The trade-off founders underestimate is the caps. Because the Pilot limits aggregate issuance and market value, it is a proving ground, not a scaling platform. A project expecting to grow past the thresholds must plan its exit to the permanent regime from day one, or risk being forced to unwind or migrate its infrastructure mid-stream.

If the gate routes you to securities law, the build sequence is predictable. Treat it as a five-step path:

  1. 1. Obtain a written legal opinion on the instrument's status under MiFID II Annex I Section C.

  2. 2. Prepare a prospectus or confirm a valid exemption under the Prospectus Regulation.

  3. 3. Secure MiFID authorisation for whatever regulated activity you perform — placing, dealing, advising, or operating a venue.

  4. 4. Arrange CSDR-compliant custody and settlement, or a DLT SS / DLT TSS permission under the Pilot.

  5. 5. Choose your jurisdiction and NCA deliberately — passporting only works once you hold the right base authorisation.

Skip any step and the project cannot lawfully offer the token. This is why classification is not a formality — it determines every downstream cost, timeline, and counterparty you will need.

Footnotes & Citations

  1. ESMA, guidance on the qualification of crypto-assets as financial instruments under MiFID II / MiCA, esma.europa.eu, accessed 2026.

  2. Directive 2014/65/EU (MiFID II), Annex I Section C and Article 4(1)(15) — definition of financial instrument and transferable securities, OJ L 173, 12.6.2014.

  3. Directive 2014/65/EU (MiFID II), financial instrument definition, OJ L 173, 12.6.2014.

  4. Regulation (EU) 2023/1114 (MiCA), Article 2 scope and exclusions for financial instruments, OJ L 150, 9.6.2023.

  5. Regulation (EU) 2023/1114 (MiCA), Titles II–IV — classification of crypto-assets, ARTs and EMTs, OJ L 150, 9.6.2023.

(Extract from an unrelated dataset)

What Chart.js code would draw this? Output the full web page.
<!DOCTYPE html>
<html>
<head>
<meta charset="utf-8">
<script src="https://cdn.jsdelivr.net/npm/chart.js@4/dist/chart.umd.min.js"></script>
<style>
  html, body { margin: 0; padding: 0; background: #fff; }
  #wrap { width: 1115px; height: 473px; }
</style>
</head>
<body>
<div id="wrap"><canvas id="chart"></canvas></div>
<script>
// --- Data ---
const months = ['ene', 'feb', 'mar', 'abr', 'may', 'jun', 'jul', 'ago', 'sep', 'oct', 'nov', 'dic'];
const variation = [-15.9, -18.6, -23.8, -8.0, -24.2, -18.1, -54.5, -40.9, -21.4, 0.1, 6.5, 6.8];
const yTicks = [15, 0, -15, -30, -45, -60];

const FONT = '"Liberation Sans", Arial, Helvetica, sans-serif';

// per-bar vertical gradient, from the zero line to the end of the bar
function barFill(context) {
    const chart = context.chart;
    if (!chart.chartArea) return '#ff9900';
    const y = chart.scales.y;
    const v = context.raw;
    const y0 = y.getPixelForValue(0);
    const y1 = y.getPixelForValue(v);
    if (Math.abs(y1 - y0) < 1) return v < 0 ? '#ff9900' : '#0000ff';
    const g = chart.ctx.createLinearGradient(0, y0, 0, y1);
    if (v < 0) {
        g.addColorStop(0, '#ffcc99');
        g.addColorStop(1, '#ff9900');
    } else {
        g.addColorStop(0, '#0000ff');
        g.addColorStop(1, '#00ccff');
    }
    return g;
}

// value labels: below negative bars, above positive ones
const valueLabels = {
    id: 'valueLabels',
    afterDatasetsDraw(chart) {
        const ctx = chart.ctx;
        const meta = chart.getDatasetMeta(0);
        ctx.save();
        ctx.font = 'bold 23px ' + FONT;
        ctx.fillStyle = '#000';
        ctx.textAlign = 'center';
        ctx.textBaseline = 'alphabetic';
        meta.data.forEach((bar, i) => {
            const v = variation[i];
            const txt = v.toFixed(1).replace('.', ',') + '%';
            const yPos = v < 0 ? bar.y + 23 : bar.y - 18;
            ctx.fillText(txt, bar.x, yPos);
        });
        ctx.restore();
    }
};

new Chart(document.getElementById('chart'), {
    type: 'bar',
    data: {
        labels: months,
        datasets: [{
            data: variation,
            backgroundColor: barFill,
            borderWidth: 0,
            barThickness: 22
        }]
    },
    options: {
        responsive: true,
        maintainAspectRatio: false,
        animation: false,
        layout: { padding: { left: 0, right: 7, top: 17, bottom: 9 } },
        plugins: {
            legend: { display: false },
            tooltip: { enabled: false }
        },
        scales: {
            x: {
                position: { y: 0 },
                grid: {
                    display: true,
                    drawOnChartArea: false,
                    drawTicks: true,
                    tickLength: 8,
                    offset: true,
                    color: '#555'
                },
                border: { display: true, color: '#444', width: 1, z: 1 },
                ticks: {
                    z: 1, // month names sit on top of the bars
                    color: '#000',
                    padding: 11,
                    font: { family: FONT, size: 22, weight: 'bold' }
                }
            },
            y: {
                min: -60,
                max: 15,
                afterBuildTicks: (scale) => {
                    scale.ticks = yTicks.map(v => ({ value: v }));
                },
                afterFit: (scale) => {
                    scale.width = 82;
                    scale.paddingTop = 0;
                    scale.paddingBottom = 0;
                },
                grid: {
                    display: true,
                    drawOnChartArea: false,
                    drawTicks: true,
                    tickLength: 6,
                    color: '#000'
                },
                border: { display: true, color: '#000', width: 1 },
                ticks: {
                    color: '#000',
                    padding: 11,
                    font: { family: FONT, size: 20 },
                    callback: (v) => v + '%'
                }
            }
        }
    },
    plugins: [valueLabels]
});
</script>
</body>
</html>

  6. Regulation (EU) 2017/1129 (Prospectus Regulation), prospectus obligation for public offers and admission to trading, OJ L 168, 30.6.2017.

  7. Regulation (EU) 2022/858 on a pilot regime for market infrastructures based on distributed ledger technology (DLT Pilot Regime), OJ L 151, 2.6.2022.

  8. ESMA, DLT Pilot Regime — supervision, thresholds and technical standards, esma.europa.eu, accessed 2026.

  9. ESMA, Markets in Crypto-Assets Regulation (MiCA) — classification of asset-referenced tokens and the financial-instrument boundary, esma.europa.eu, accessed 2026.